As the U.S. defense secretary drifts further from President Donald Trump’s inner circle, his mission gets clearer: preventing war with Tehran.

By Mark Perry  |  June 28, 2018, 7:00 AM

Testifying before a Senate subcommittee in early May, Defense Secretary James Mattis reassured his questioners that the U.S. military was ready for a war with Iran. “We maintain military options because of Iran’s bellicose statements and threats,” he said. “And those plans remain operant.” The testimony, which came a day after U.S. President Donald Trump’s announcement that the United States would leave the Iran nuclear deal, was classic Mattis: matter-of-fact and confident — but cagey. After all, being ready for a war is not the same thing as actually wanting one — and, when it comes to fighting Iran, it’s clear that an increasing number of senior U.S. military leaders, including Mattis himself, don’t.

The Trump administration’s civilian officials, who increasingly have the president’s ear, are another matter. Most prominently, the administration’s new national security advisor, John Bolton, has long argued that the only way to ensure that Iran does not get a nuclear weapon is to force regime change on the country — by bombing it. He’s not alone. Since taking on his new job, Bolton has stripped the National Security Council of his predecessor’s more moderate advisors, replacing them with interventionist hard-liners, including Fred Fleitz, an ex-CIA analyst and a former employee at the uber-hawk and anti-Muslim activist Frank Gaffney’s Center for Security Policy. Fleitz, who is Bolton’s chief of staff, has long claimed that anything other than the adoption of “the Bolton plan” — scrapping the Iran deal and working for regime change — lacks “moral clarity.”

In fact, Bolton has gone much further, as he did in a 2015 New York Times op-ed titled “To Stop Iran’s Bomb, Bomb Iran,” where he urged the United States. into a military confrontation with Tehran. “The inconvenient truth is that only military action like Israel’s 1981 attack on Saddam Hussein’s Osirak reactor in Iraq or its 2007 destruction of a Syrian reactor, designed and built by North Korea, can accomplish what is required,” he wrote. “Time is terribly short, but a strike can still succeed.” Mattis, by contrast, sees things from the perspective of someone responsible for doing the striking.

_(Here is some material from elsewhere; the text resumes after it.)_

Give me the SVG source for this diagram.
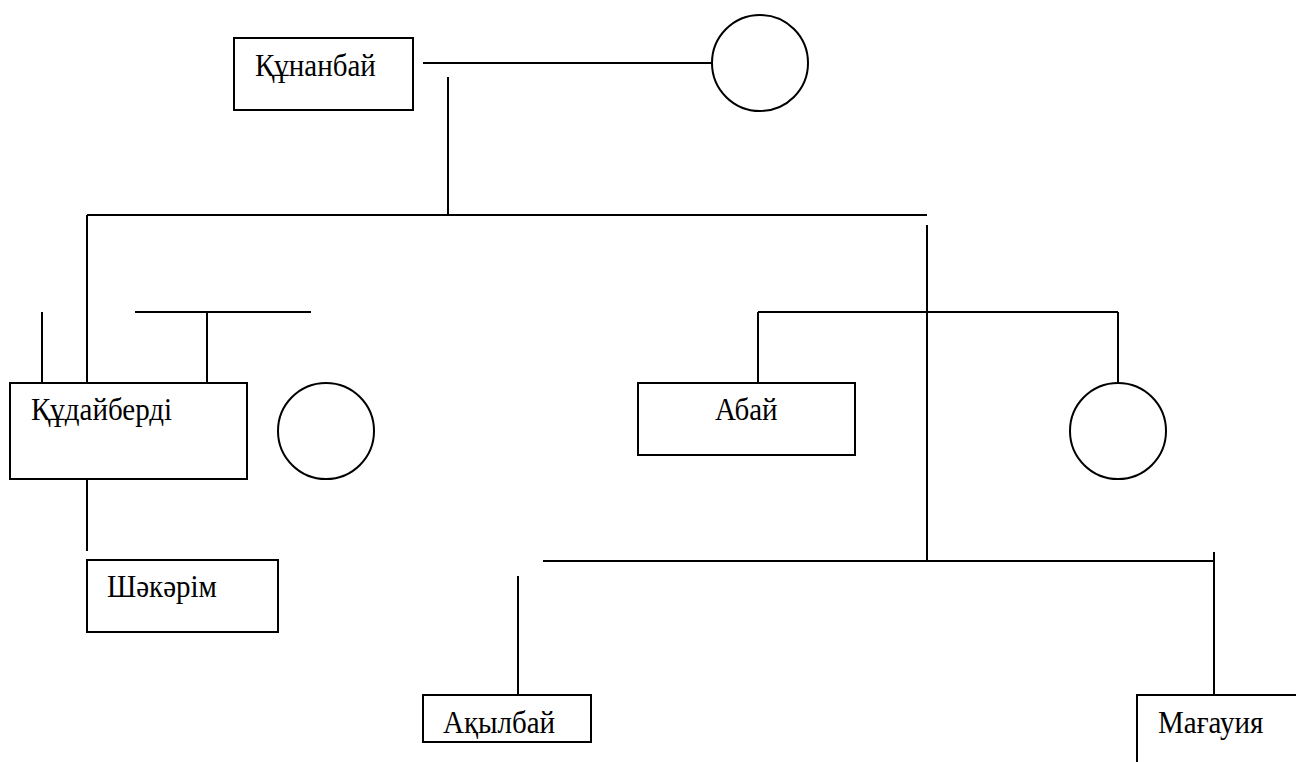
<svg xmlns="http://www.w3.org/2000/svg" width="1296" height="762" viewBox="0 0 1296 762">
<style>
.box{fill:#fff;stroke:#000;stroke-width:2}
.wife{fill:#fff;stroke:#000;stroke-width:2}
.lbl{font-family:"Liberation Serif","Times New Roman","DejaVu Serif",serif;font-size:29px;fill:#000}
#connectors line{stroke:#000;stroke-width:2}
</style>
<rect width="1296" height="762" fill="#fff"/>
<g id="connectors">
<line x1="423" y1="63" x2="712" y2="63"/>
<line x1="448" y1="77" x2="448" y2="215"/>
<line x1="87" y1="215" x2="927" y2="215"/>
<line x1="927" y1="225" x2="927" y2="561"/>
<line x1="87" y1="215" x2="87" y2="383"/>
<line x1="42" y1="312" x2="42" y2="383"/>
<line x1="135" y1="312" x2="311" y2="312"/>
<line x1="207" y1="312" x2="207" y2="383"/>
<line x1="87" y1="479" x2="87" y2="551"/>
<line x1="758" y1="312" x2="1118" y2="312"/>
<line x1="758" y1="312" x2="758" y2="383"/>
<line x1="1118" y1="312" x2="1118" y2="383"/>
<line x1="543" y1="561" x2="1214" y2="561"/>
<line x1="1214" y1="552" x2="1214" y2="695"/>
<line x1="518" y1="576" x2="518" y2="695"/>
</g>
<g id="kunanbai"><rect class="box" x="234" y="38" width="179" height="72"/><text class="lbl" transform="translate(255 76) scale(1 1.08)">Құнанбай</text></g>
<g id="kunanbai-wife"><circle class="wife" cx="760" cy="63" r="48"/></g>
<g id="kudaiberdi"><rect class="box" x="10" y="383" width="237" height="96"/><text class="lbl" transform="translate(31 420) scale(1 1.08)">Құдайберді</text></g>
<g id="kudaiberdi-wife"><circle class="wife" cx="326" cy="431" r="48"/></g>
<g id="abai"><rect class="box" x="638" y="383" width="217" height="72"/><text class="lbl" transform="translate(715 420) scale(1 1.08)">Абай</text></g>
<g id="abai-wife"><circle class="wife" cx="1118" cy="431" r="48"/></g>
<g id="shakarim"><rect class="box" x="87" y="560" width="191" height="72"/><text class="lbl" transform="translate(107 597) scale(1 1.08)">Шәкәрім</text></g>
<g id="akylbai"><rect class="box" x="423" y="695" width="168" height="47"/><text class="lbl" transform="translate(443 733) scale(1 1.08)">Ақылбай</text></g>
<g id="magauia"><rect class="box" x="1137" y="695" width="180" height="90"/><text class="lbl" transform="translate(1158 733) scale(1 1.08)">Мағауия</text></g>
</svg>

That’s not to say that Mattis believes Iran’s leadership can somehow be reasoned with. He doesn’t. Like many other Marines, Mattis nurses an anti-Iran grudge that dates from the October 1983 bombing of the Marine barracks in Beirut, which Tehran planned and supported and which cost the lives of 241 Americans. And when, during the Barack Obama years, Mattis was asked to name the three top threats to American security, he gave a short but pointed answer: “Iran, Iran, Iran.” Nor has Mattis dropped his habit of describing Iran as a “malign influence” — a description he uses so commonly that it is identified with him.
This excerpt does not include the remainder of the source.